━━━ PROVIDED MATERIAL
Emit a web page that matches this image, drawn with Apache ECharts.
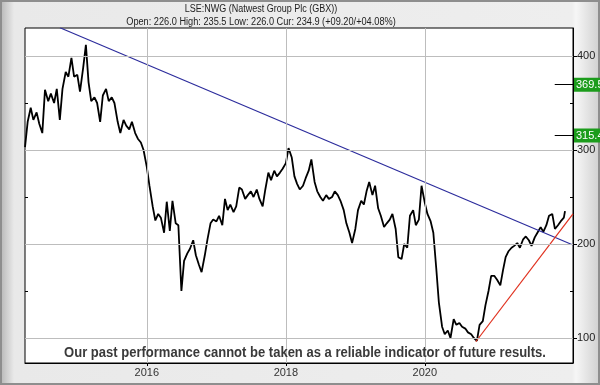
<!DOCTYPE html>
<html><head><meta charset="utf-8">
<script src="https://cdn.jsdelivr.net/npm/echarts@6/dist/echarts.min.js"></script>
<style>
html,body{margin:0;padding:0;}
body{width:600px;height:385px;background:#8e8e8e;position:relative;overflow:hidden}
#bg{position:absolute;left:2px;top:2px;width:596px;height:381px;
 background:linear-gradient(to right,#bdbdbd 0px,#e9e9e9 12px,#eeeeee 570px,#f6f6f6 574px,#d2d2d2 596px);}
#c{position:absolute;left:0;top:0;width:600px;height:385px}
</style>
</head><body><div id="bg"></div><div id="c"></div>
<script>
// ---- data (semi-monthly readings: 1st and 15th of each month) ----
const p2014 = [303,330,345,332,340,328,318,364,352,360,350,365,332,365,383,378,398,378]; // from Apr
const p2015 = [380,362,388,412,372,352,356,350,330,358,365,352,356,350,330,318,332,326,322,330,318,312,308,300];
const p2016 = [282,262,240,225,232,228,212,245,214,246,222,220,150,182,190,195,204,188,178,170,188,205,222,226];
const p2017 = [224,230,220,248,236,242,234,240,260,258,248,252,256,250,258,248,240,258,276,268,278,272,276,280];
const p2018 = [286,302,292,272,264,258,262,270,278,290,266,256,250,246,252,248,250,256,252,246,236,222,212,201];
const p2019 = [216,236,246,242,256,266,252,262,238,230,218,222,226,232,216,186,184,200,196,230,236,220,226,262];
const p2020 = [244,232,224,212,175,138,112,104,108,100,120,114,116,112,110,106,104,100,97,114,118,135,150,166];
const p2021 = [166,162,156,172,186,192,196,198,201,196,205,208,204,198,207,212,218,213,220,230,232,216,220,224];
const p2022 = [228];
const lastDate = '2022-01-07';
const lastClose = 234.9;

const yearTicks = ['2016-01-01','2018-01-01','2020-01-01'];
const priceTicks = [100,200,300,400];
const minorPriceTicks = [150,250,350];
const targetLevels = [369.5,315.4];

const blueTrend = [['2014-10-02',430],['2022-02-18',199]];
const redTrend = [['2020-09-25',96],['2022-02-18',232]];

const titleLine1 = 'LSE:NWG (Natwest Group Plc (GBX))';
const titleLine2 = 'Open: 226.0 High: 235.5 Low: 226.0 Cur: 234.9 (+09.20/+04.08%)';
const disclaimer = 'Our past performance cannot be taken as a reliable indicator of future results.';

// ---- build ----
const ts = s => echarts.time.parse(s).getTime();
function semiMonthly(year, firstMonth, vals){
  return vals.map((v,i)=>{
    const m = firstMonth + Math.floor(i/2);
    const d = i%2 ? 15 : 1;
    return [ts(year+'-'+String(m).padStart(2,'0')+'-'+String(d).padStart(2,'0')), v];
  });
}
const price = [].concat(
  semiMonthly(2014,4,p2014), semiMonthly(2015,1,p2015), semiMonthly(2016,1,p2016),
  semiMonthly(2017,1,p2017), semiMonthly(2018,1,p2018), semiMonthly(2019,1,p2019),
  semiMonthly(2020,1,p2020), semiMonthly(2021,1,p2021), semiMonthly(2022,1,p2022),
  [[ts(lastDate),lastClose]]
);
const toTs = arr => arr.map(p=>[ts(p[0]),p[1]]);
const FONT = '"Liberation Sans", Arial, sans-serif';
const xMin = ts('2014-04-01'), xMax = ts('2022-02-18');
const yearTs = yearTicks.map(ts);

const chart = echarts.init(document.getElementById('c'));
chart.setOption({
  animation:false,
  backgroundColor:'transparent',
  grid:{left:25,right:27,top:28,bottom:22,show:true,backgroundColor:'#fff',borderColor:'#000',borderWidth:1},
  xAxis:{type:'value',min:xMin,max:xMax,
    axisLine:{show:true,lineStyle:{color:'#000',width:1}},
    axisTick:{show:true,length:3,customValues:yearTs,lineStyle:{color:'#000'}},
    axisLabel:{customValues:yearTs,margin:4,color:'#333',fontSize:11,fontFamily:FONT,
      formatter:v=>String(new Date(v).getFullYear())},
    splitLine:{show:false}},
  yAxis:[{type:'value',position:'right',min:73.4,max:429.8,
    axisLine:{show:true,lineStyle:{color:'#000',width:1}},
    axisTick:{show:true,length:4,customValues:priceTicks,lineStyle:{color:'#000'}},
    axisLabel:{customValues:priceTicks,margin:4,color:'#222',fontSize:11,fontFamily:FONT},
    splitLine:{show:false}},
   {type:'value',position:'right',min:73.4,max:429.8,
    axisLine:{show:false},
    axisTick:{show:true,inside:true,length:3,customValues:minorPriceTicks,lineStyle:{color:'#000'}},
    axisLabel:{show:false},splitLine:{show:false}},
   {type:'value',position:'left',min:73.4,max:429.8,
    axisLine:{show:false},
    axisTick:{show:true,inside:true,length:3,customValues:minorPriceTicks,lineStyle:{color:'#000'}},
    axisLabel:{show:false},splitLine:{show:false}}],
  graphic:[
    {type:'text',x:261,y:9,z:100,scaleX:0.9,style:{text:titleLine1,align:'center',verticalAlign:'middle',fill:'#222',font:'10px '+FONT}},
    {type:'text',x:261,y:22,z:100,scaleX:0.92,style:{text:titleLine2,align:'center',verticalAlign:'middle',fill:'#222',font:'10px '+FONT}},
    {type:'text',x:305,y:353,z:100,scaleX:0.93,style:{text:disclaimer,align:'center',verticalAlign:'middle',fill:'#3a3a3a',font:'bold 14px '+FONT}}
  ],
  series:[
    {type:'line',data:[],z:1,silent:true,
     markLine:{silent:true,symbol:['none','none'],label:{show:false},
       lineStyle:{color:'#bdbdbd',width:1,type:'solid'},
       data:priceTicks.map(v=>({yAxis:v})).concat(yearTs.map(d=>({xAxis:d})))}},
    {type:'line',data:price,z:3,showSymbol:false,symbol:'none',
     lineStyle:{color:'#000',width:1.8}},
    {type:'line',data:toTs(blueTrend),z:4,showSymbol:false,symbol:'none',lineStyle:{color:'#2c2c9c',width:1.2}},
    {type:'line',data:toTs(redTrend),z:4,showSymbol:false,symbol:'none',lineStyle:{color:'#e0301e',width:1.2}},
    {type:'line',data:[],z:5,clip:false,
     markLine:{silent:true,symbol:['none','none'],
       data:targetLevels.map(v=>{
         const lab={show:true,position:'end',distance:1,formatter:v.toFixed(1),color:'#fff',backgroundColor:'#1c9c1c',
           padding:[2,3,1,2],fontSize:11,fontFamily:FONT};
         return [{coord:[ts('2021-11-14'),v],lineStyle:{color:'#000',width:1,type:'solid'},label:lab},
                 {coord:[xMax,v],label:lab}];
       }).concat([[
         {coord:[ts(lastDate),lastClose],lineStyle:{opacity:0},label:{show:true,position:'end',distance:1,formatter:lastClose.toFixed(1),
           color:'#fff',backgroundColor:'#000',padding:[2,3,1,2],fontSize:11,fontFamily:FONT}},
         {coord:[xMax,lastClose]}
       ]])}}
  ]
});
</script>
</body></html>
━━━━━━
- SET TASK -
Repeat, with no pictures, each line from the beginning of the data through the line containing "const targetLevels = [369.5,315.4];", inclusive.

- REPLY TO THE TASK -
Emit a web page that matches this image, drawn with Apache ECharts.
<!DOCTYPE html>
<html><head><meta charset="utf-8">
<script src="https://cdn.jsdelivr.net/npm/echarts@6/dist/echarts.min.js"></script>
<style>
html,body{margin:0;padding:0;}
body{width:600px;height:385px;background:#8e8e8e;position:relative;overflow:hidden}
#bg{position:absolute;left:2px;top:2px;width:596px;height:381px;
 background:linear-gradient(to right,#bdbdbd 0px,#e9e9e9 12px,#eeeeee 570px,#f6f6f6 574px,#d2d2d2 596px);}
#c{position:absolute;left:0;top:0;width:600px;height:385px}
</style>
</head><body><div id="bg"></div><div id="c"></div>
<script>
// ---- data (semi-monthly readings: 1st and 15th of each month) ----
const p2014 = [303,330,345,332,340,328,318,364,352,360,350,365,332,365,383,378,398,378]; // from Apr
const p2015 = [380,362,388,412,372,352,356,350,330,358,365,352,356,350,330,318,332,326,322,330,318,312,308,300];
const p2016 = [282,262,240,225,232,228,212,245,214,246,222,220,150,182,190,195,204,188,178,170,188,205,222,226];
const p2017 = [224,230,220,248,236,242,234,240,260,258,248,252,256,250,258,248,240,258,276,268,278,272,276,280];
const p2018 = [286,302,292,272,264,258,262,270,278,290,266,256,250,246,252,248,250,256,252,246,236,222,212,201];
const p2019 = [216,236,246,242,256,266,252,262,238,230,218,222,226,232,216,186,184,200,196,230,236,220,226,262];
const p2020 = [244,232,224,212,175,138,112,104,108,100,120,114,116,112,110,106,104,100,97,114,118,135,150,166];
const p2021 = [166,162,156,172,186,192,196,198,201,196,205,208,204,198,207,212,218,213,220,230,232,216,220,224];
const p2022 = [228];
const lastDate = '2022-01-07';
const lastClose = 234.9;

const yearTicks = ['2016-01-01','2018-01-01','2020-01-01'];
const priceTicks = [100,200,300,400];
const minorPriceTicks = [150,250,350];
const targetLevels = [369.5,315.4];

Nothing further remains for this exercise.